Arlington, VA, USA, 4 February 2017 — Today is World Cancer Day 2017, and DITTA is honoured to support its ambition of significantly reducing the illnesses and premature deaths caused by cancer by 2020 (1). DITTA is also proud to highlight the increasingly important role that medical technologies play in achieving these goals, by improving prevention, screening, early diagnosis, treatment, care and palliation of cancers.
DITTA member companies develop and manufacture medical imaging, Digital Health and radiotherapy technologies and solutions that are constantly improving the entire cancer care pathway. They are continuously investing in research to make screening and treatment more effective, affordable and accessible to the widest possible population.
DITTA Chair Patrick Hope says: “Our organisation fully supports the aims of World Cancer Day. We believe that it is vital to maintain the widest public focus on this disease and to raise awareness of the continuing advances in treatment. It will help ensure policymakers and payers make full use of all available innovative technologies and treatments.” He continued: “Realising the full potential of modern medical technologies will contribute in maximising the benefits from earlier, accessing to more accurate diagnoses and to the improved outcomes this will bring. It is vital that as many patients as possible have access to modern diagnostic tests, early screening, and treatment.”
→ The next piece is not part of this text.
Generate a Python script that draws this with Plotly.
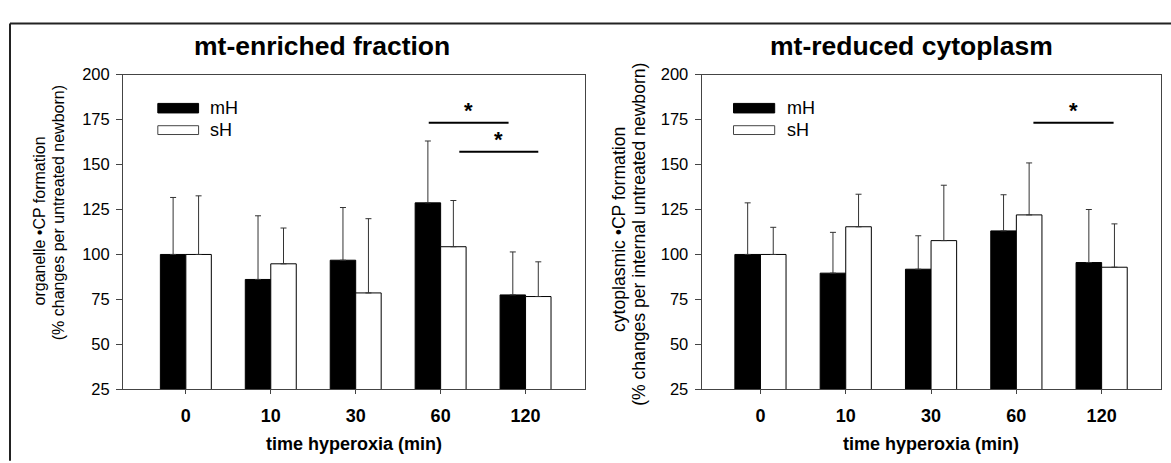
import plotly.graph_objects as go

W, H = 1171, 463
FONT = "Liberation Sans, Arial, sans-serif"

# time points (min) and the two hyperoxia groups
times = ["0", "10", "30", "60", "120"]
groups = ["mH", "sH"]

# mt-enriched fraction: mean and upper SD end (% of untreated newborn)
enriched_mH = [100.0, 86.1, 96.8, 128.7, 77.5]
enriched_mH_top = [131.7, 121.5, 126.1, 163.1, 101.4]
enriched_sH = [100.0, 94.8, 78.6, 104.3, 76.6]
enriched_sH_top = [132.6, 114.7, 119.9, 130.0, 95.9]

# mt-reduced cytoplasm: mean and upper SD end (% of internal untreated newborn)
reduced_mH = [100.0, 89.6, 91.8, 113.1, 95.5]
reduced_mH_top = [128.7, 112.3, 110.4, 133.2, 125.0]
reduced_sH = [100.0, 115.4, 107.7, 122.0, 92.9]
reduced_sH_top = [115.1, 133.5, 138.5, 150.9, 117.0]

# significance brackets: (x start, x end, y level) in axis units
enriched_sig = [(2.86, 3.80, 173.2), (3.22, 4.15, 157.1)]
reduced_sig = [(3.20, 4.14, 173.2)]

y_ticks = [25, 50, 75, 100, 125, 150, 175, 200]

BAR_W = 0.3


def px(x):
    return x / W


def py(y):
    return 1 - y / H


fig = go.Figure()

panels = [
    dict(xa="x", ya="y", mH=enriched_mH, mH_top=enriched_mH_top,
         sH=enriched_sH, sH_top=enriched_sH_top),
    dict(xa="x2", ya="y2", mH=reduced_mH, mH_top=reduced_mH_top,
         sH=reduced_sH, sH_top=reduced_sH_top),
]

pos = list(range(len(times)))
for p in panels:
    for name, vals, tops, fill, off in [
        ("mH", p["mH"], p["mH_top"], "black", -BAR_W),
        ("sH", p["sH"], p["sH_top"], "white", 0.0),
    ]:
        fig.add_trace(go.Bar(
            x=pos, y=vals, width=BAR_W, offset=off, name=name,
            xaxis=p["xa"], yaxis=p["ya"], showlegend=False,
            marker=dict(color=fill, line=dict(color="black", width=1)),
            error_y=dict(type="data", symmetric=False,
                         array=[t - v for t, v in zip(tops, vals)],
                         arrayminus=[0] * len(vals),
                         color="#333333", thickness=1, width=3),
        ))

y_dom = [py(395.7), py(68.3)]
axis_common = dict(showline=True, mirror=True, linecolor="#444444", linewidth=1,
                   showgrid=False, zeroline=False, ticks="outside",
                   tickcolor="#444444")

fig.update_layout(
    width=W, height=H, autosize=False,
    margin=dict(l=0, r=0, t=0, b=0),
    paper_bgcolor="white", plot_bgcolor="white",
    barmode="overlay",
    font=dict(family=FONT, color="black"),
    xaxis=dict(domain=[px(123), px(585)], range=[-0.74, 4.70],
               tickvals=pos, ticktext=times, ticklen=4,
               tickfont=dict(size=18, family=FONT, weight="bold"),
               ticklabelstandoff=6, anchor="y", **axis_common),
    yaxis=dict(domain=y_dom, range=[25, 200], tickvals=y_ticks, ticklen=6,
               tickfont=dict(size=16.5, family=FONT), ticklabelstandoff=3,
               anchor="x", **axis_common),
    xaxis2=dict(domain=[px(701.6), px(1160.5)], range=[-0.69, 4.69],
                tickvals=pos, ticktext=times, ticklen=4,
                tickfont=dict(size=18, family=FONT, weight="bold"),
                ticklabelstandoff=6, anchor="y2", **axis_common),
    yaxis2=dict(domain=y_dom, range=[25, 200], tickvals=y_ticks, ticklen=6,
                tickfont=dict(size=16.5, family=FONT), ticklabelstandoff=3,
                anchor="x2", **axis_common),
)

shapes = []
annotations = []

# outer frame (top and left edges fall inside the page)
shapes.append(dict(type="line", xref="paper", yref="paper",
                   x0=px(10), x1=px(1175), y0=py(15), y1=py(15),
                   line=dict(color="#222222", width=2)))
shapes.append(dict(type="line", xref="paper", yref="paper",
                   x0=px(10), x1=px(10), y0=py(15), y1=py(470),
                   line=dict(color="#222222", width=2)))

titles = [("mt-enriched fraction", 322), ("mt-reduced cytoplasm", 911.5)]
for text, cx in titles:
    annotations.append(dict(text=f"<b>{text}</b>", xref="paper", yref="paper",
                            x=px(cx), y=py(38), xanchor="center", yanchor="middle",
                            showarrow=False, font=dict(size=26.5, family=FONT)))

# x-axis titles
for cx in [354, 931]:
    annotations.append(dict(text="<b>time hyperoxia (min)</b>", xref="paper",
                            yref="paper", x=px(cx), y=py(453), xanchor="center",
                            yanchor="middle", showarrow=False,
                            font=dict(size=18, family=FONT)))

# y-axis titles, one annotation per line: (text, x centre, y centre, size)
y_title_lines = [
    ("organelle •CP formation", 39, 221, 16),
    ("(% changes per untreated newborn)", 58, 212.5, 16),
    ("cytoplasmic •CP formation", 619, 230, 17.6),
    ("(% changes per internal untreated newborn)", 639, 235, 17.6),
]
for text, cx, cy, size in y_title_lines:
    annotations.append(dict(text=text, xref="paper", yref="paper",
                            x=px(cx), y=py(cy), xanchor="center",
                            yanchor="middle", textangle=-90, showarrow=False,
                            font=dict(size=size, family=FONT)))

# legends drawn inside each panel
for xa, ya, x0, x1, tx in [("x", "y", -0.33, 0.15, 0.265),
                           ("x2", "y2", -0.316, 0.167, 0.285)]:
    shapes.append(dict(type="rect", xref=xa, yref=ya, x0=x0, x1=x1,
                       y0=178.7, y1=184.0, fillcolor="black",
                       line=dict(color="black", width=1)))
    shapes.append(dict(type="rect", xref=xa, yref=ya, x0=x0, x1=x1,
                       y0=166.7, y1=171.6, fillcolor="white",
                       line=dict(color="#444444", width=1)))
    for label, ly in [("mH", 181.4), ("sH", 169.2)]:
        annotations.append(dict(text=label, xref=xa, yref=ya, x=tx, y=ly,
                                xanchor="left", yanchor="middle", showarrow=False,
                                font=dict(size=18, family=FONT)))

# significance brackets with asterisks
for xa, ya, sigs in [("x", "y", enriched_sig), ("x2", "y2", reduced_sig)]:
    for x0, x1, yl in sigs:
        shapes.append(dict(type="line", xref=xa, yref=ya, x0=x0, x1=x1,
                           y0=yl, y1=yl, line=dict(color="black", width=2)))
        annotations.append(dict(text="<b>*</b>", xref=xa, yref=ya,
                                x=(x0 + x1) / 2, y=yl + 7, xanchor="center",
                                yanchor="middle", showarrow=False,
                                font=dict(size=22, family=FONT)))

fig.update_layout(shapes=shapes, annotations=annotations)

fig.write_html("out.html")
Medical imaging is increasingly important in advancing and improving cancer treatments. Powerful and effective non-invasive technologies make screening increasingly effective. This is driving earlier detection and intervention, improving outcomes and survival rates. Medical imaging also helps validate whether highly-targeted precision therapies are proving effective, allowing patients to have their treatments adjusted for the best available outcomes. Meanwhile, advances in radiotherapy are allowing care teams to treat and manage disease with increasing accuracy while reducing radiation doses at the same time. Combinations of modern imaging techniques and radiotherapy allow tumours to be targeted with previously unimagined levels of accuracy.
Meanwhile, the increasing power of Digitalisation in health is improving the care flow and the patient journey. Ability to share data quickly, in a safe way and accurately between all stakeholders in the patients’ care – including the patients themselves - is making true multidisciplinary care a reality. The efficiencies that Digital solutions bring to healthcare, particularly in the management of complex conditions such as cancer, will increasingly free up limited resources and allow more patients to benefit.